TASK GOAL :: Collect the lines of the entries where "that" shows up.
** Start of RECORDS SUPPLIED **
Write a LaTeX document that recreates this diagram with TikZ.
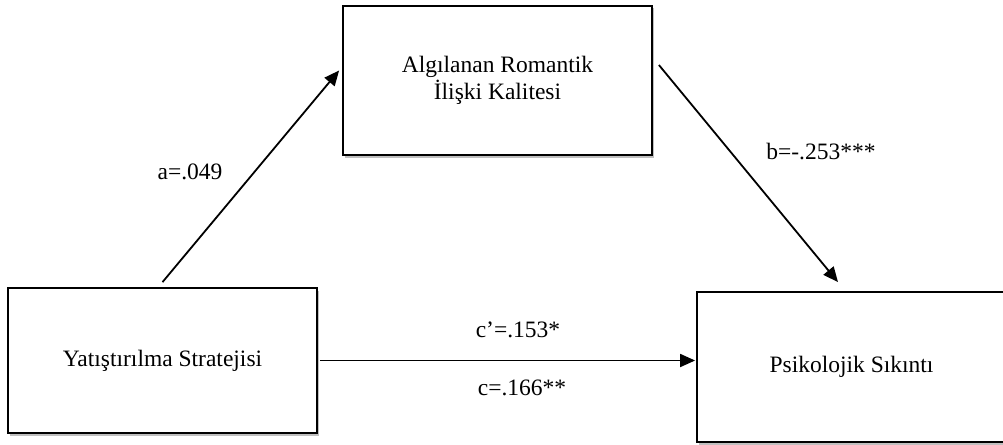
\documentclass[tikz,border=0pt]{standalone}
\usepackage{fontspec}
\setmainfont{Liberation Serif}
\usetikzlibrary{arrows.meta,shadows}
\begin{document}
\begin{tikzpicture}[x=1pt,y=-1pt,
  box/.style={draw=black,line width=1.8pt,fill=white,minimum width=309pt,inner sep=0pt,align=center,
    font=\fontsize{23.5}{27}\selectfont,
    drop shadow={shadow xshift=2pt,shadow yshift=-2.5pt,opacity=0.25,fill=black}},
  lbl/.style={inner sep=0pt,font=\fontsize{23.5}{27}\selectfont},
  arr/.style={line width=1.8pt,-{Triangle[length=15pt,width=13pt]}}]
\useasboundingbox (0,0) rectangle (1003,444);
\node[box,minimum height=145pt] (L) at (162.5,360.5) {Yatıştırılma Stratejisi};
\node[box,minimum height=149pt] (T) at (497.5,80.5) {Algılanan Romantik\\İlişki Kalitesi};
\node[box,minimum height=150pt] (R) at (851.5,367) {\raisebox{-6pt}{Psikolojik Sıkıntı}};
\draw[arr] ([yshift=5pt]L.north) -- ([xshift=-3pt,yshift=10pt]T.west);
\draw[arr] ([xshift=6pt,yshift=15.5pt]T.east) -- ([xshift=-13.5pt,yshift=9pt]R.north);
\draw[arr] ([xshift=2pt]L.east) -- ([xshift=-1pt]L.east -| R.west);
\node[lbl] (la) at (190,172) {a=.049};
\node[lbl] (lb) at (821,152) {b=-.253***};
\node[lbl] (lc1) at (518,330) {c’=.153*};
\node[lbl] (lc2) at (522,388) {c=.166**};
\end{tikzpicture}
\end{document}
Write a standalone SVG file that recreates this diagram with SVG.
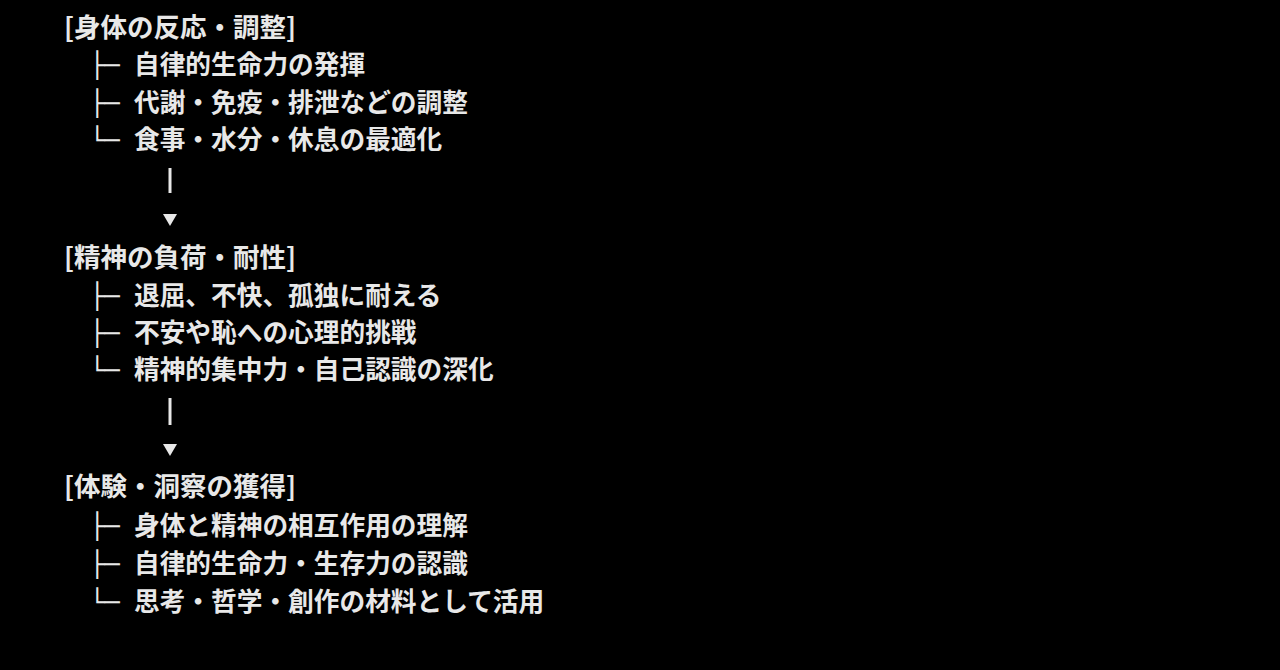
** End of RECORDS SUPPLIED **
EXPECTED OUTPUT ::
Write a LaTeX document that recreates this diagram with TikZ.
Write a standalone SVG file that recreates this diagram with SVG.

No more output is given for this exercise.